Slow network speed between VM and external
I've got controller and network node on the one phisycal machine running ubuntu 12.04 (3.8.0-36-generic). The problem is that the bandwidth from my VM network to outside network is:
[ ID] Interval Transfer Bandwidth
[ 6] 0.0-10.3 sec 46.9 MBytes 38.2 Mbits/sec
[ 4] 0.0-12.5 sec 896 KBytes 586 Kbits/sec
[ 5] local 172.100.0.20 port 5001 connected with 172.100.0.101 port 50791
I'm running neutron with VLAN networking. The speeds between VM's are ok ~450 Mb/s. From VM to qrouter is also slow:
[ ID] Interval Transfer Bandwidth
[ 5] 0.0-10.0 sec 218 MBytes 182 Mbits/sec
[ 4] 0.0-10.1 sec 29.9 MBytes 24.9 Mbits/sec
I have disabled gro for my br-ex int eth0 on my network/controller node:
$ ethtool -k eth0
Offload parameters for eth0:
rx-checksumming: on
tx-checksumming: on
scatter-gather: on
tcp-segmentation-offload: on
udp-fragmentation-offload: off
generic-segmentation-offload: on
generic-receive-offload: off
large-receive-offload: off
rx-vlan-offload: on
tx-vlan-offload: on
ntuple-filters: off
receive-hashing: off
Please help me get this working at higher speeds.
When i disabled rx-checksumming and tx-checksumming the transfers gow higher but not as high as i expected: [ ID] Interval Transfer Bandwidth
[ 4] 0.0-10.0 sec 266 MBytes 222 Mbits/sec
[ 5] 0.0-10.1 sec 27.5 MBytes 22.9 Mbits/sec Please help.
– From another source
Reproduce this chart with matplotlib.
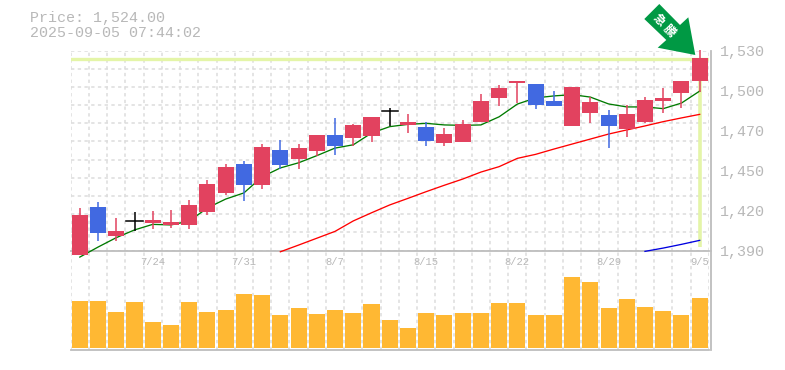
import matplotlib

matplotlib.use('Agg')
import matplotlib.pyplot as plt
from matplotlib.patches import Polygon
from matplotlib.transforms import ScaledTranslation

W, H = 785, 370

# Candles, oldest first. kind: u = up (red), d = down (blue), x = doji (black)
kinds = list("uduxuuuuududuuduuxuduuuuudduuduuuuu")
opens = [1386.9, 1420.4, 1400.2, 1410.6, 1409.2, 1407.9, 1407.9, 1417.0, 1430.3, 1450.6, 1435.9, 1460.4,
         1454.1, 1459.7, 1470.9, 1468.8, 1470.2, 1487.6, 1477.9, 1476.5, 1465.2, 1466.0, 1480.0, 1496.7,
         1507.2, 1506.6, 1494.6, 1477.2, 1486.2, 1484.9, 1475.0, 1480.0, 1494.6, 1500.3, 1508.6]
highs = [1419.8, 1423.9, 1412.8, 1416.9, 1417.6, 1418.4, 1425.4, 1439.4, 1450.6, 1452.6, 1464.6, 1467.4,
         1464.6, 1470.9, 1482.8, 1478.6, 1483.5, 1489.7, 1485.5, 1480.0, 1475.8, 1481.4, 1499.5, 1505.9,
         1508.6, 1506.6, 1501.6, 1504.4, 1497.4, 1488.4, 1491.9, 1497.4, 1503.8, 1508.6, 1530.4]
lows = [1386.9, 1396.6, 1396.6, 1403.6, 1405.1, 1405.8, 1405.1, 1414.9, 1428.9, 1424.6, 1433.1, 1447.0,
        1447.0, 1456.2, 1456.9, 1463.2, 1466.0, 1477.2, 1472.3, 1463.2, 1463.2, 1466.0, 1480.0, 1491.2,
        1493.2, 1489.0, 1491.2, 1477.2, 1479.3, 1461.7, 1469.4, 1479.3, 1486.2, 1489.8, 1500.9]
closes = [1414.9, 1402.3, 1403.6, 1410.6, 1411.4, 1410.0, 1421.9, 1436.6, 1448.5, 1435.9, 1462.4, 1449.9,
          1461.8, 1470.9, 1463.2, 1477.9, 1483.5, 1487.6, 1480.0, 1466.7, 1471.6, 1478.6, 1494.6, 1503.7,
          1508.6, 1491.9, 1491.2, 1504.4, 1493.9, 1477.2, 1485.5, 1495.4, 1496.7, 1508.6, 1524.8]

# Moving averages (the slower ones only start late in the window)
ma_short = [1385.4, 1392.4, 1399.0, 1404.4, 1408.3, 1407.9, 1410.6, 1419.8, 1426.0, 1430.3, 1441.6, 1447.8,
            1451.4, 1456.4, 1461.7, 1464.0, 1472.2, 1476.7, 1478.3, 1479.0, 1477.9, 1477.6, 1477.9, 1483.6,
            1492.5, 1496.8, 1498.2, 1499.1, 1497.4, 1492.6, 1490.5, 1490.5, 1489.3, 1493.2, 1501.6]
ma_mid = [1389.1, 1393.8, 1398.6, 1403.4, 1410.7, 1416.4, 1421.9, 1426.5, 1431.2, 1435.7, 1440.0, 1444.9,
          1448.7, 1454.5, 1457.3, 1461.0, 1464.5, 1468.0, 1471.5, 1474.4, 1477.2, 1480.2, 1482.8, 1485.3]
ma_long = [1389.4, 1391.7, 1394.3, 1397.1]
ma_mid_start = 11
ma_long_start = 31

volumes = [47, 47, 36, 46, 26, 23, 46, 36, 38, 54, 53, 33, 40, 34, 38, 35, 44, 28,
           20, 35, 33, 35, 35, 45, 45, 33, 33, 71, 66, 40, 49, 41, 37, 33, 50]

price_now = 1524.0
y_ticks = [1390, 1418, 1446, 1474, 1502, 1530]
y_labels = ['1,390', '1,420', '1,450', '1,470', '1,500', '1,530']
date_pos = [4, 9, 14, 19, 24, 29, 34]
date_labels = ['7/24', '7/31', '8/7', '8/15', '8/22', '8/29', '9/5']

RED = '#e2425f'
BLUE = '#4169e1'
GRID = '#dddddd'
AXIS = '#bdbdbd'
TEXT = '#b8b8b8'
MONO = ['Liberation Mono', 'DejaVu Sans Mono']


def px_axes(fig, left, top, right, bottom):
    return fig.add_axes([left / W, 1 - bottom / H, (right - left) / W, (bottom - top) / H])


def dashed_vgrid(ax):
    for i in range(36):
        ax.axvline(i - 0.5, color=GRID, lw=1.1, ls=(0, (2.2, 2.2)), zorder=1)


fig = plt.figure(figsize=(W / 100, H / 100), dpi=100)
vol = px_axes(fig, 70.7, 250.5, 708.8, 350)
ax = px_axes(fig, 70.7, 50.5, 708.8, 250.5)
ax.set_zorder(2)
ax.patch.set_visible(False)
vol.patch.set_visible(False)

# ---- price panel ----
ax.set_xlim(-0.5, 34.5)
ax.set_ylim(1390, 1530)
dashed_vgrid(ax)
for i in range(12):
    ax.axhline(1390 + i * 140 / 11, color=GRID, lw=1.1, ls=(0, (2.2, 2.2)), zorder=1)

ax.axhline(price_now, color='#e4f5a8', lw=2.4, zorder=2)
ax.plot([34, 34], [1392.5, price_now], color='#e4f5a8', lw=2.6, zorder=2, solid_capstyle='butt')

ax.plot(range(35), ma_short, color='#007a00', lw=0.95, zorder=3, clip_on=False)
ax.plot(range(ma_mid_start, 35), ma_mid, color='#ff0000', lw=0.95, zorder=3, clip_on=False)
ax.plot(range(ma_long_start, 35), ma_long, color='#0000e0', lw=0.95, zorder=3, clip_on=False)

for i, kind in enumerate(kinds):
    color = {'u': RED, 'd': BLUE, 'x': 'black'}[kind]
    ax.plot([i, i], [lows[i], highs[i]], color=color, lw=1.1, zorder=4, clip_on=False, solid_capstyle='butt')
    if kind == 'x':
        ax.plot([i - 0.44, i + 0.44], [closes[i], closes[i]], color=color, lw=1.1, zorder=4)
    else:
        ax.bar(i, abs(closes[i] - opens[i]), bottom=min(opens[i], closes[i]), width=0.88,
               color=color, lw=0, zorder=4, clip_on=False)

for side in ['top', 'left']:
    ax.spines[side].set_visible(False)
for side in ['bottom', 'right']:
    ax.spines[side].set_color(AXIS)
    ax.spines[side].set_linewidth(1.3)
ax.spines['right'].set_position(('outward', 1.3))

# set_position resets the ticks, so style the labels after it
ax.set_xticks(date_pos)
ax.set_xticklabels(date_labels)
ax.tick_params(axis='x', length=0, pad=4.5)
for lab in ax.get_xticklabels():
    lab.set(family=MONO, fontsize=7.6, color=TEXT)
ax.yaxis.tick_right()
ax.set_yticks(y_ticks)
ax.set_yticklabels(y_labels)
ax.tick_params(axis='y', length=0, pad=6.8)
nudge = ScaledTranslation(0, -1.6 / 100, fig.dpi_scale_trans)
for tick in ax.yaxis.get_major_ticks():
    tick.label2.set(family=MONO, fontsize=10.8, color=TEXT, va='center')
    tick.label2.set_transform(tick.label2.get_transform() + nudge)

# ---- volume panel ----
vol.set_xlim(-0.5, 34.5)
vol.set_ylim(-2, 97.5)
dashed_vgrid(vol)
vol.bar(range(35), volumes, width=0.88, color='#ffb833', lw=0, zorder=3)
vol.set_yticks([])
vol.set_xticks([])
for side in ['top', 'left']:
    vol.spines[side].set_visible(False)
for side in ['bottom', 'right']:
    vol.spines[side].set_color(AXIS)
    vol.spines[side].set_linewidth(1.3)
vol.spines['right'].set_position(('outward', 1.3))

# ---- header and arrow ----
fig.text(30 / W, 1 - 18 / H, 'Price: 1,524.00', family=MONO, fontsize=10.8, color=TEXT, va='center')
fig.text(30 / W, 1 - 33 / H, '2025-09-05 07:44:02', family=MONO, fontsize=10.8, color=TEXT, va='center')

arrow_px = [(659.3, 4), (680, 25), (688.3, 17.3), (695.3, 55), (657.7, 47.7), (666.3, 40), (644.3, 19)]
fig.add_artist(Polygon([(x / W, 1 - y / H) for x, y in arrow_px], closed=True, transform=fig.transFigure,
                       facecolor='#009944', edgecolor='none', zorder=6))
fig.text(658.5 / W, 1 - 19.5 / H, '急', family=['Noto Sans CJK JP'], fontsize=8.5, fontweight='bold', color='white',
         rotation=-45, ha='center', va='center', zorder=7)
fig.text(669 / W, 1 - 30.5 / H, '騰', family=['Noto Sans CJK JP'], fontsize=8.5, fontweight='bold', color='white',
         rotation=-45, ha='center', va='center', zorder=7)

fig.savefig('out.png', dpi=100)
I'm trying turning off and on and it won't help. Maybe i need to turn off gro at node interface or something?
run tcpdump on the qr-xxxxxxxx-xx interface in the qrouter namespace and check for packets much greater than 1500 bytes, eg >1600. That would suggest offloading is happening somewhere.
From IRC: found that the machine was rebooted and so GRO was enabled on ethX again. After GRO disabled again, there where no more big packets on ethX or gr-xxxxxxx-xx, but still slow. Tcpdump show retransmissions. Suggested turning off all offloading stuff on ethX - that didn't work either.
I think this issue is only seen with recent Ubuntu kernels - 3.5 and 3.8. A possible solution is to use the older 3.2 kernel on the node running the L3 agent.